DATA SHOWN
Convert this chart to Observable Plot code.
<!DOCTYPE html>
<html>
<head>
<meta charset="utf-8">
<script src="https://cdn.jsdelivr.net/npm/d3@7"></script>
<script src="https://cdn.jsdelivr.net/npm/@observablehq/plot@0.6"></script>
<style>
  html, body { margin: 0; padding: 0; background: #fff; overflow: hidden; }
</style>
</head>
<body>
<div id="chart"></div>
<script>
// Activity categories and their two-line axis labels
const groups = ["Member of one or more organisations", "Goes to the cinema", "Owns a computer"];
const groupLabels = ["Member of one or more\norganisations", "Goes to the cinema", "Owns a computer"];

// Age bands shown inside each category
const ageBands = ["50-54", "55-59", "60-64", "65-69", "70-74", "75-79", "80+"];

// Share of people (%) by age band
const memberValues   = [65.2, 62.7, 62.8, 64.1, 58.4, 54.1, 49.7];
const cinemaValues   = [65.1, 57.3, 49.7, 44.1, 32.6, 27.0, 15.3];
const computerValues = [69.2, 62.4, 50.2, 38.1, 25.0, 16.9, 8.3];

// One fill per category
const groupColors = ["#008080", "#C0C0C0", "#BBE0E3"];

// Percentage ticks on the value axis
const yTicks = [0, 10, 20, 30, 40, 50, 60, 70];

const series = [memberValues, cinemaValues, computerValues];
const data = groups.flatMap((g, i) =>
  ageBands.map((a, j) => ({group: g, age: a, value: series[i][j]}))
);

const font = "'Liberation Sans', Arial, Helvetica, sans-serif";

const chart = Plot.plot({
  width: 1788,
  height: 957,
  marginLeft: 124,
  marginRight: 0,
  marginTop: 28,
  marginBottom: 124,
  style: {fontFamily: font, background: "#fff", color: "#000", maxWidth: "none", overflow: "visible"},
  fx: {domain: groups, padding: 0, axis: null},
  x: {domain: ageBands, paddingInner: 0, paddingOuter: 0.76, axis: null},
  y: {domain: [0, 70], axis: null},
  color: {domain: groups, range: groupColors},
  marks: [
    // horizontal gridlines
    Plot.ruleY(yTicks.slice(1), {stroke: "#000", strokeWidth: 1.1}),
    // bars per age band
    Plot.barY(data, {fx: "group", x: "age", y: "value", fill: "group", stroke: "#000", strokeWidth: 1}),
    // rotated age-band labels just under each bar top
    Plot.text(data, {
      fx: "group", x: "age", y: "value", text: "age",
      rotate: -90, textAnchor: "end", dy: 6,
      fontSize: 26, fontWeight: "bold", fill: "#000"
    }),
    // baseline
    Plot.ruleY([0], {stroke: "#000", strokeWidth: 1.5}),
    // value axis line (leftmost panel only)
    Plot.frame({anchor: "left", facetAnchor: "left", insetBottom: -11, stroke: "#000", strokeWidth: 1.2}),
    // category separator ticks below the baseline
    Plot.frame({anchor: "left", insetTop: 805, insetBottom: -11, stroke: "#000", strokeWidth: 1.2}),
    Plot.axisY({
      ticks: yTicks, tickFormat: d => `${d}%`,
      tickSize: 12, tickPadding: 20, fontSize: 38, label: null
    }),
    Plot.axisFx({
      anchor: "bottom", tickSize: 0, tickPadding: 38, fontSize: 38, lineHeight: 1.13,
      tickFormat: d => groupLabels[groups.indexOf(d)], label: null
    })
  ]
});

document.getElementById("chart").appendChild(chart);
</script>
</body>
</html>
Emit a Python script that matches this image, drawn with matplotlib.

GIVEN INSTRUCTION
Give all of the entries again, word for word.

RESULT FOR THIS EXERCISE
Convert this chart to Observable Plot code.
<!DOCTYPE html>
<html>
<head>
<meta charset="utf-8">
<script src="https://cdn.jsdelivr.net/npm/d3@7"></script>
<script src="https://cdn.jsdelivr.net/npm/@observablehq/plot@0.6"></script>
<style>
  html, body { margin: 0; padding: 0; background: #fff; overflow: hidden; }
</style>
</head>
<body>
<div id="chart"></div>
<script>
// Activity categories and their two-line axis labels
const groups = ["Member of one or more organisations", "Goes to the cinema", "Owns a computer"];
const groupLabels = ["Member of one or more\norganisations", "Goes to the cinema", "Owns a computer"];

// Age bands shown inside each category
const ageBands = ["50-54", "55-59", "60-64", "65-69", "70-74", "75-79", "80+"];

// Share of people (%) by age band
const memberValues   = [65.2, 62.7, 62.8, 64.1, 58.4, 54.1, 49.7];
const cinemaValues   = [65.1, 57.3, 49.7, 44.1, 32.6, 27.0, 15.3];
const computerValues = [69.2, 62.4, 50.2, 38.1, 25.0, 16.9, 8.3];

// One fill per category
const groupColors = ["#008080", "#C0C0C0", "#BBE0E3"];

// Percentage ticks on the value axis
const yTicks = [0, 10, 20, 30, 40, 50, 60, 70];

const series = [memberValues, cinemaValues, computerValues];
const data = groups.flatMap((g, i) =>
  ageBands.map((a, j) => ({group: g, age: a, value: series[i][j]}))
);

const font = "'Liberation Sans', Arial, Helvetica, sans-serif";

const chart = Plot.plot({
  width: 1788,
  height: 957,
  marginLeft: 124,
  marginRight: 0,
  marginTop: 28,
  marginBottom: 124,
  style: {fontFamily: font, background: "#fff", color: "#000", maxWidth: "none", overflow: "visible"},
  fx: {domain: groups, padding: 0, axis: null},
  x: {domain: ageBands, paddingInner: 0, paddingOuter: 0.76, axis: null},
  y: {domain: [0, 70], axis: null},
  color: {domain: groups, range: groupColors},
  marks: [
    // horizontal gridlines
    Plot.ruleY(yTicks.slice(1), {stroke: "#000", strokeWidth: 1.1}),
    // bars per age band
    Plot.barY(data, {fx: "group", x: "age", y: "value", fill: "group", stroke: "#000", strokeWidth: 1}),
    // rotated age-band labels just under each bar top
    Plot.text(data, {
      fx: "group", x: "age", y: "value", text: "age",
      rotate: -90, textAnchor: "end", dy: 6,
      fontSize: 26, fontWeight: "bold", fill: "#000"
    }),
    // baseline
    Plot.ruleY([0], {stroke: "#000", strokeWidth: 1.5}),
    // value axis line (leftmost panel only)
    Plot.frame({anchor: "left", facetAnchor: "left", insetBottom: -11, stroke: "#000", strokeWidth: 1.2}),
    // category separator ticks below the baseline
    Plot.frame({anchor: "left", insetTop: 805, insetBottom: -11, stroke: "#000", strokeWidth: 1.2}),
    Plot.axisY({
      ticks: yTicks, tickFormat: d => `${d}%`,
      tickSize: 12, tickPadding: 20, fontSize: 38, label: null
    }),
    Plot.axisFx({
      anchor: "bottom", tickSize: 0, tickPadding: 38, fontSize: 38, lineHeight: 1.13,
      tickFormat: d => groupLabels[groups.indexOf(d)], label: null
    })
  ]
});

document.getElementById("chart").appendChild(chart);
</script>
</body>
</html>
Emit a Python script that matches this image, drawn with matplotlib.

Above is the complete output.